In the world of professional wrestling, some names will always carry weight. Whenever a McMahon is wearing a suit, something is going on. Whenever a Flair puts on a boa-lined robe, surely a great match is about to go down. One name has stood the test of time and is as important to the fabric of professional wrestling as any other. That name is Guerrero.
While some have brought the name great prestige due to their in-ring careers, such as Eddie, Chavo, and Chavo Sr., there’s also the memory of Vickie Guerrero’s controversial time in WWE. However, without Gory Guerrero, who would have turned 93 years old today, the name might not be as revered as it has become.

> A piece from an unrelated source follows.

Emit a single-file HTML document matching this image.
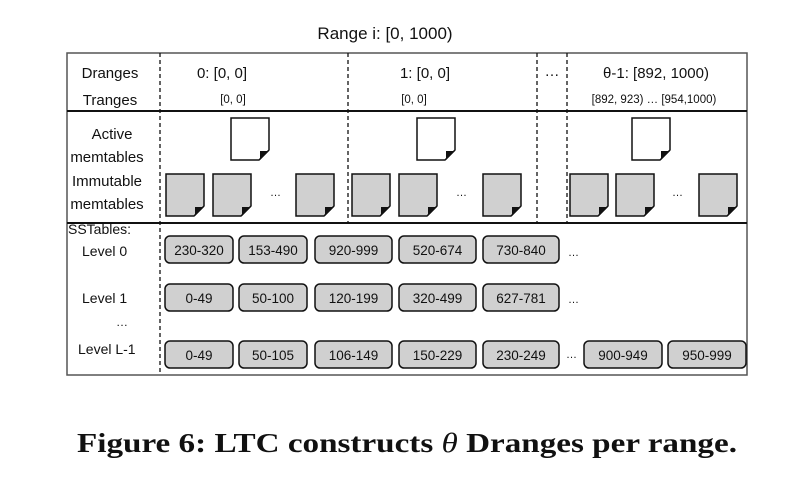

The Career of Gory Guerrero
Born Salvador Guerrero Quesada, his career began as a jobber all the way back in 1937. He was a pioneer in Mexico, wrestling largely with the company EMLL. He later changed his name to Gory Guerrero due to the blood loss that was common during his matches. Guerrero would become synonymous with wrestling for almost half a century until his retirement in the mid-1980s.
During that time, Gory made a hell of a mark and piled up plenty of accomplishments. He was a premier wrestler, won the NWA Light Heavyweight Championship, competed against Lou Thesz for the NWA World Heavyweight Championship, and became a booker as he helped with the success of NWA Hollywood and World Class Championship Wrestling. However, his greatest contribution might be as an innovator.
The Innovation of Gory Guerrero
Guerrero wasn’t just a pioneer in the Lucha Libre style, helping bring it into the NWA and thus the mainstream, but he also created moves that would become iconic and continue to be used to this day. He called it the “Le de a Caballo,” but we know it as the Camel Clutch. He invented the Gory Special, a type of backbreaker, the infamous Gory Bomb facebuster, a vicious looking piledriver that would later be named the Barry Wyatt Driver and even the Widow’s Peak.
After his retirement, Gory opened his doors and began training up and coming wrestling, including his sons, Chavo Sr. and Eddie. They carried on the lasting legacy that was the Guerrero name and carried Gory’s impact decades ahead of his time. Sadly, Gory Guerrero passed away in the spring of 1990 due to liver failure and complications from hepatitis.
Happy Birthday, Gory Guerrero
After he passed, Gory was inducted into the Wrestling Observer Newsletter Hall of Fame, Class of 1996. He is a name who may one day find his way into the WWE Hall of Fame as a legacy member, but his impact on the business will never be forgotten. Today, on what would have been his 93rd birthday, we salute Gory Guerrero, a true pioneer in the world of wrestling.